::: STORED DATA

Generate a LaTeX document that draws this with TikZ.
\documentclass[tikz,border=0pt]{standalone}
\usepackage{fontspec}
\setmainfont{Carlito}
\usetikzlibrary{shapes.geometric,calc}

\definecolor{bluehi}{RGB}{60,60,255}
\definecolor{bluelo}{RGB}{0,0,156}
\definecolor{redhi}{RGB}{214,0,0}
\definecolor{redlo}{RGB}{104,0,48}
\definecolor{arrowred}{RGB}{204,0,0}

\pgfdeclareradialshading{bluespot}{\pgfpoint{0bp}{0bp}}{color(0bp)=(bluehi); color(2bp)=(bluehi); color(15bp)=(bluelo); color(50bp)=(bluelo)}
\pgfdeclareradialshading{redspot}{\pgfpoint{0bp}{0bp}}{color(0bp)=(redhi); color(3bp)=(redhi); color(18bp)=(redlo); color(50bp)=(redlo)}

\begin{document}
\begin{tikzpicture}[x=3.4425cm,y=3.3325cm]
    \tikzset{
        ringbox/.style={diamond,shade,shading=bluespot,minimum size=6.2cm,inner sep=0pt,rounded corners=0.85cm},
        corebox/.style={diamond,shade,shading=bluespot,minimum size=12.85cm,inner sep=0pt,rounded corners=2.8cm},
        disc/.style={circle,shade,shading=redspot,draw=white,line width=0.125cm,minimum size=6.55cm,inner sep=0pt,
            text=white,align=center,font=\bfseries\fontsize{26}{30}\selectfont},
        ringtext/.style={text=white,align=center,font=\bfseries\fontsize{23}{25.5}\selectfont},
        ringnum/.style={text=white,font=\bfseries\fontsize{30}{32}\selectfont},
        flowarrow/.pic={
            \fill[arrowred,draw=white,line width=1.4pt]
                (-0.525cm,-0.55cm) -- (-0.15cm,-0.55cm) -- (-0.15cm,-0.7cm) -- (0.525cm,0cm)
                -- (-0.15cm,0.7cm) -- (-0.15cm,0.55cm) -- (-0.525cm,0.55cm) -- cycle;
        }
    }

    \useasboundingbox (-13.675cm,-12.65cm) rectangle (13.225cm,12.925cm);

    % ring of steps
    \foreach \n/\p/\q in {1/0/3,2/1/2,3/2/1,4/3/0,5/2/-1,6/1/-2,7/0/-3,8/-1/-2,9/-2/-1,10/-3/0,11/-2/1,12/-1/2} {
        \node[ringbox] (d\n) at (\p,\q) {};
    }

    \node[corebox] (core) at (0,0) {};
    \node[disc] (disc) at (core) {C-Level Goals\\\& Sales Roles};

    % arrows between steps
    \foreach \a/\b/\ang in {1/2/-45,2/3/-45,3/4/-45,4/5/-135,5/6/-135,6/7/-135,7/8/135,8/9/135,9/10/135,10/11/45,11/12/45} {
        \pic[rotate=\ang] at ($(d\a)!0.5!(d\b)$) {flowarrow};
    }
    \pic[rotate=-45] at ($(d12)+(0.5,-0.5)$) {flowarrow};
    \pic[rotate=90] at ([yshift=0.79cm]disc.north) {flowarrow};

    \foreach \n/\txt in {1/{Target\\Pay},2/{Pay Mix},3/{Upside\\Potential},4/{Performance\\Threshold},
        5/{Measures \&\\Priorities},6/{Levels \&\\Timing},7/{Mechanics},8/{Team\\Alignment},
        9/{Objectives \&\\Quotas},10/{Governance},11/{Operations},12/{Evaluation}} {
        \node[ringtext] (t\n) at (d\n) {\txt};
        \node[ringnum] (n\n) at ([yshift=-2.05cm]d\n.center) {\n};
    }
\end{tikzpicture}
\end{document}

::::::

Nothing in the listing may be changed; retype it all exactly.

Generate a LaTeX document that draws this with TikZ.
\documentclass[tikz,border=0pt]{standalone}
\usepackage{fontspec}
\setmainfont{Carlito}
\usetikzlibrary{shapes.geometric,calc}

\definecolor{bluehi}{RGB}{60,60,255}
\definecolor{bluelo}{RGB}{0,0,156}
\definecolor{redhi}{RGB}{214,0,0}
\definecolor{redlo}{RGB}{104,0,48}
\definecolor{arrowred}{RGB}{204,0,0}

\pgfdeclareradialshading{bluespot}{\pgfpoint{0bp}{0bp}}{color(0bp)=(bluehi); color(2bp)=(bluehi); color(15bp)=(bluelo); color(50bp)=(bluelo)}
\pgfdeclareradialshading{redspot}{\pgfpoint{0bp}{0bp}}{color(0bp)=(redhi); color(3bp)=(redhi); color(18bp)=(redlo); color(50bp)=(redlo)}

\begin{document}
\begin{tikzpicture}[x=3.4425cm,y=3.3325cm]
    \tikzset{
        ringbox/.style={diamond,shade,shading=bluespot,minimum size=6.2cm,inner sep=0pt,rounded corners=0.85cm},
        corebox/.style={diamond,shade,shading=bluespot,minimum size=12.85cm,inner sep=0pt,rounded corners=2.8cm},
        disc/.style={circle,shade,shading=redspot,draw=white,line width=0.125cm,minimum size=6.55cm,inner sep=0pt,
            text=white,align=center,font=\bfseries\fontsize{26}{30}\selectfont},
        ringtext/.style={text=white,align=center,font=\bfseries\fontsize{23}{25.5}\selectfont},
        ringnum/.style={text=white,font=\bfseries\fontsize{30}{32}\selectfont},
        flowarrow/.pic={
            \fill[arrowred,draw=white,line width=1.4pt]
                (-0.525cm,-0.55cm) -- (-0.15cm,-0.55cm) -- (-0.15cm,-0.7cm) -- (0.525cm,0cm)
                -- (-0.15cm,0.7cm) -- (-0.15cm,0.55cm) -- (-0.525cm,0.55cm) -- cycle;
        }
    }

    \useasboundingbox (-13.675cm,-12.65cm) rectangle (13.225cm,12.925cm);

    % ring of steps
    \foreach \n/\p/\q in {1/0/3,2/1/2,3/2/1,4/3/0,5/2/-1,6/1/-2,7/0/-3,8/-1/-2,9/-2/-1,10/-3/0,11/-2/1,12/-1/2} {
        \node[ringbox] (d\n) at (\p,\q) {};
    }

    \node[corebox] (core) at (0,0) {};
    \node[disc] (disc) at (core) {C-Level Goals\\\& Sales Roles};

    % arrows between steps
    \foreach \a/\b/\ang in {1/2/-45,2/3/-45,3/4/-45,4/5/-135,5/6/-135,6/7/-135,7/8/135,8/9/135,9/10/135,10/11/45,11/12/45} {
        \pic[rotate=\ang] at ($(d\a)!0.5!(d\b)$) {flowarrow};
    }
    \pic[rotate=-45] at ($(d12)+(0.5,-0.5)$) {flowarrow};
    \pic[rotate=90] at ([yshift=0.79cm]disc.north) {flowarrow};

    \foreach \n/\txt in {1/{Target\\Pay},2/{Pay Mix},3/{Upside\\Potential},4/{Performance\\Threshold},
        5/{Measures \&\\Priorities},6/{Levels \&\\Timing},7/{Mechanics},8/{Team\\Alignment},
        9/{Objectives \&\\Quotas},10/{Governance},11/{Operations},12/{Evaluation}} {
        \node[ringtext] (t\n) at (d\n) {\txt};
        \node[ringnum] (n\n) at ([yshift=-2.05cm]d\n.center) {\n};
    }
\end{tikzpicture}
\end{document}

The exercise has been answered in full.